[DIRECTION] Print, word for word, the opening line of the data below and every line after it through the line that contains "(PWG) [ownerbox, minimum", but not the pictures.

— Begin INFORMATION SHOWN —

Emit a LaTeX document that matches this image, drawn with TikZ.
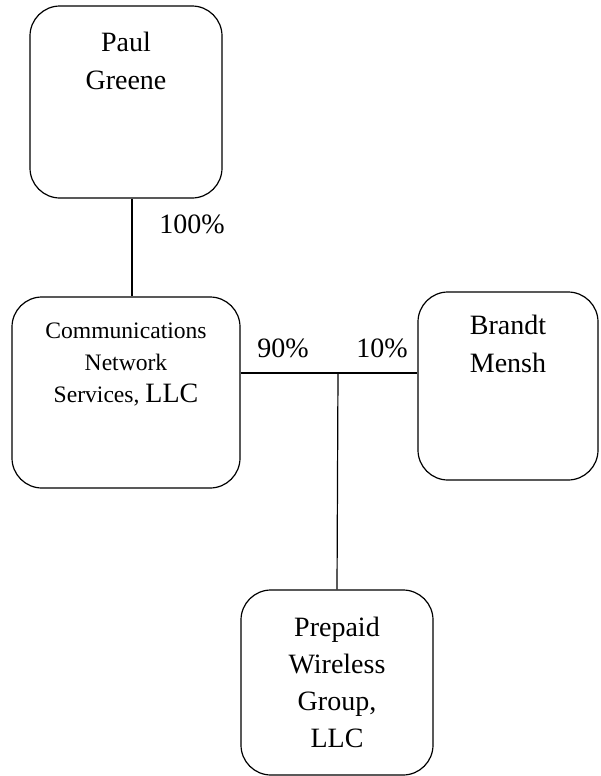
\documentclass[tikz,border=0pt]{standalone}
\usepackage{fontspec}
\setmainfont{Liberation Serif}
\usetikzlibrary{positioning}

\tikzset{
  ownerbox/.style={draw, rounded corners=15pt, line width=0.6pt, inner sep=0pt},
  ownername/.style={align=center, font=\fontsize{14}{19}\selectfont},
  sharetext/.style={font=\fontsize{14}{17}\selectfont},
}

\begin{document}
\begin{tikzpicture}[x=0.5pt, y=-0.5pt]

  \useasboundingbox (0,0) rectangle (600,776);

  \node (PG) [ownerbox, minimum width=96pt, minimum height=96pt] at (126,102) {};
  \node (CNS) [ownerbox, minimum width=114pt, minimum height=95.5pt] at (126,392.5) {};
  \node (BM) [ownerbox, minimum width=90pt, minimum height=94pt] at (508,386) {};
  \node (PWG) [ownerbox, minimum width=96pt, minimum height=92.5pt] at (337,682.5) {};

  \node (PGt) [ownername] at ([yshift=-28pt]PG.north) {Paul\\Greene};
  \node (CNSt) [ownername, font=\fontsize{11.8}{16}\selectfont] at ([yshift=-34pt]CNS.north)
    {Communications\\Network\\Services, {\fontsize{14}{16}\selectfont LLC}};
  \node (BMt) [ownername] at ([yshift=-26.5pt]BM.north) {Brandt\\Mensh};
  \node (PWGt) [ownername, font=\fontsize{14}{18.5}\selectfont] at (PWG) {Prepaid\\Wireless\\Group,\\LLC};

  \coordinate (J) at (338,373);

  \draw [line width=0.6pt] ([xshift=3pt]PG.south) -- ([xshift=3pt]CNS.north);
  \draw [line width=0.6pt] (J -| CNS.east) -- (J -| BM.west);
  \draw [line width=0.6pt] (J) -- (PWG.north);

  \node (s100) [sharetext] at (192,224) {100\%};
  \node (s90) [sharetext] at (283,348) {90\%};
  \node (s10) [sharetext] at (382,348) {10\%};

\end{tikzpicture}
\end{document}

— End INFORMATION SHOWN —

[WRITTEN ANSWER]
Emit a LaTeX document that matches this image, drawn with TikZ.
\documentclass[tikz,border=0pt]{standalone}
\usepackage{fontspec}
\setmainfont{Liberation Serif}
\usetikzlibrary{positioning}

\tikzset{
  ownerbox/.style={draw, rounded corners=15pt, line width=0.6pt, inner sep=0pt},
  ownername/.style={align=center, font=\fontsize{14}{19}\selectfont},
  sharetext/.style={font=\fontsize{14}{17}\selectfont},
}

\begin{document}
\begin{tikzpicture}[x=0.5pt, y=-0.5pt]

  \useasboundingbox (0,0) rectangle (600,776);

  \node (PG) [ownerbox, minimum width=96pt, minimum height=96pt] at (126,102) {};
  \node (CNS) [ownerbox, minimum width=114pt, minimum height=95.5pt] at (126,392.5) {};
  \node (BM) [ownerbox, minimum width=90pt, minimum height=94pt] at (508,386) {};
  \node (PWG) [ownerbox, minimum width=96pt, minimum height=92.5pt] at (337,682.5) {};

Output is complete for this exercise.